On immigration reform, he re-emphasized four key pillars of his plan, which he said, “should be supported by both parties as a fair compromise -- one where nobody gets everything they want, but where our country gets the critical reforms it needs.” Those pillars include a path to citizenship for 1.8 million illegal immigrants who were brought here by their parents at a young age, securing the border, ending the visa lottery and moving toward a merit-based immigration system, and doing away with chain migration.
But as Democrats, who either boycotted the speech or sat stoically during the event, demonstrated, finding bipartisan solutions on controversial issues like immigration will not be easy.
“It would be easy to dismiss the past year as chaos, as partisanship, as politics, but it's far bigger than that," said Rep. Joe Kennedy in delivering the Democratic response. "This administration isn't just targeting the laws that protect us. They're targeting the very idea that we are all worthy of protection.
Kennedy, the 37-year-old grandson of Robert Kennedy, said the Trump administration had asked Americans to pick between "coal miners or single moms, rural communities or inner cities, the coast or the heartland."
"We fight for both," Kennedy said. "Because the strongest, richest, greatest nation in the world should not have to leave any one behind.
The president’s remarks were warmly received by some farm and rural advocates, even though some wanted the president to do much more.

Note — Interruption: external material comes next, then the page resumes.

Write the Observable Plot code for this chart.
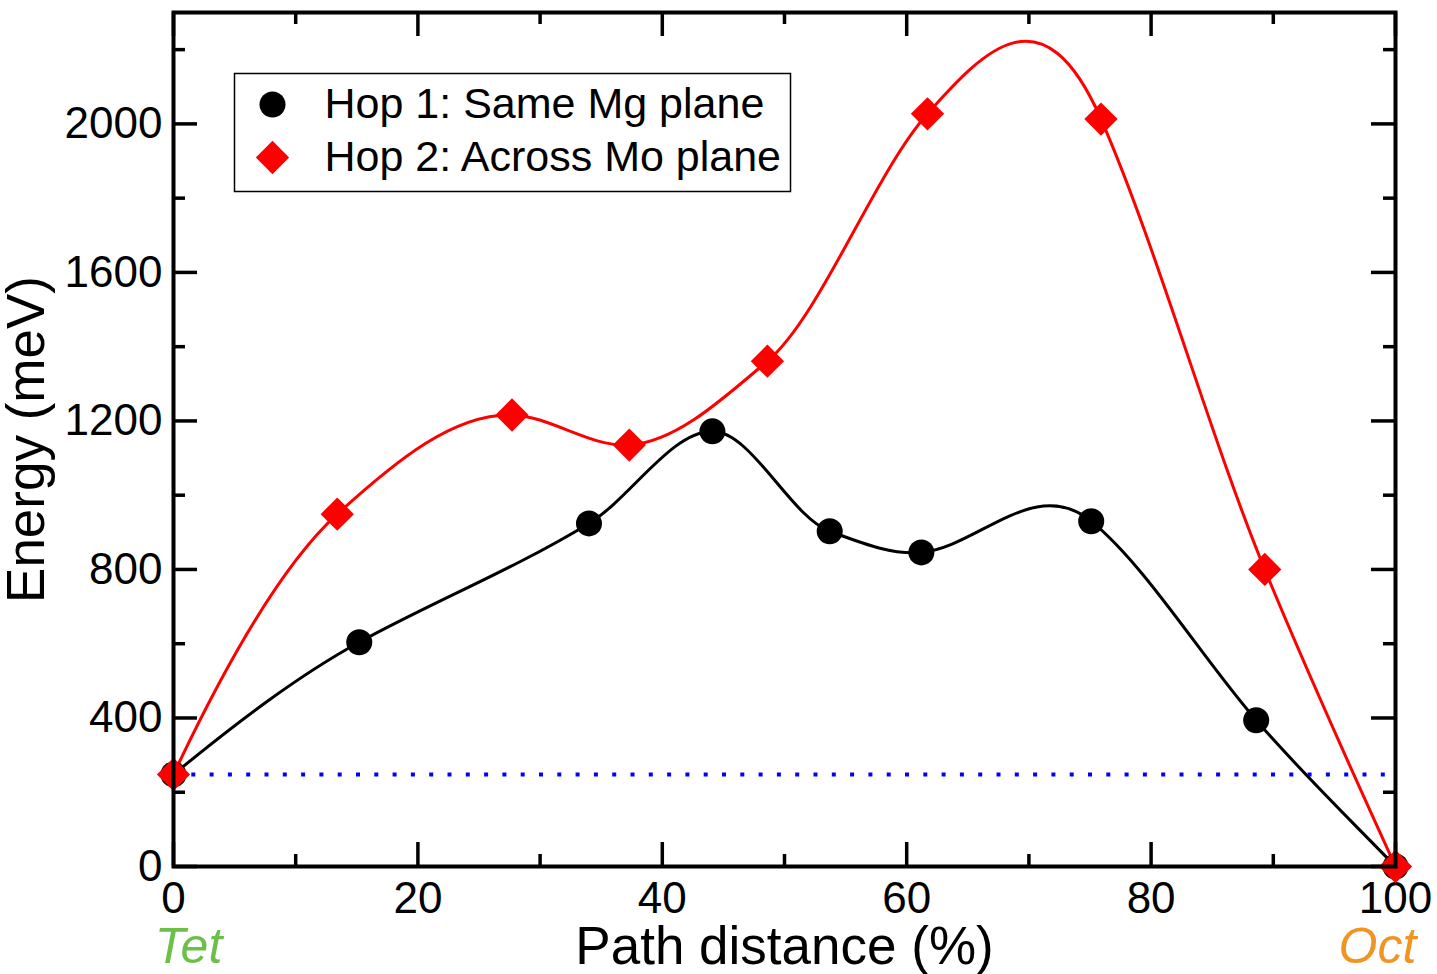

American Farm Bureau President Zippy Duvall said it was “refreshing” to hear Trump’s pledge to make Washington accountable.
“From regulatory reform and trade to immigration reform and infrastructure upgrades, President Trump tonight unveiled a policy roadmap that aims to unify and strengthen our nation. Many of the provisions he outlined will continue the theme of renewing rural America. Now, we must work to secure those policy provisions,” Duvall said.

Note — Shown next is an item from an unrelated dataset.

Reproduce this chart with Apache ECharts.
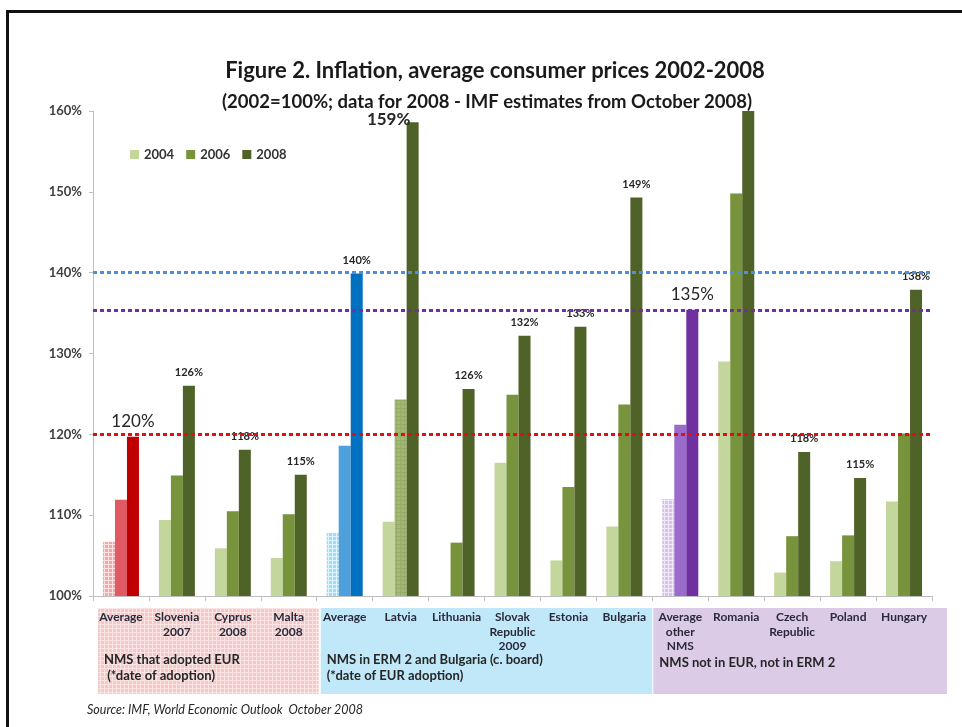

“With the more-than-$1 trillion infrastructure development package he announced tonight, it is our expectation that rural communities will be partners in what he described as a New American Moment. Infrastructure upgrades tied to our rural communities will help pave the way for economic renewal that is so badly needed."
National Farmers Union President Roger Johnson said, “Family farmers and rural residents are looking to President Trump to deliver on his promises to fix the nation’s failed free trade agreement framework and crumbling rural infrastructure.
“The President, rightly so, spoke to how our past trade agreements disadvantage the working class, family farmers and their communities. These agreements operate under a failed framework that the president can begin to fix by replacing NAFTA with an agreement that addresses our massive trade deficit and lost sovereignty.
"Unfortunately," Johnson said, "President Trump has gone about this in a fashion that isn’t conducive to positive relations with our trading partners. The administration must produce a better NAFTA and avoid massive market disruption through a NAFTA withdrawal."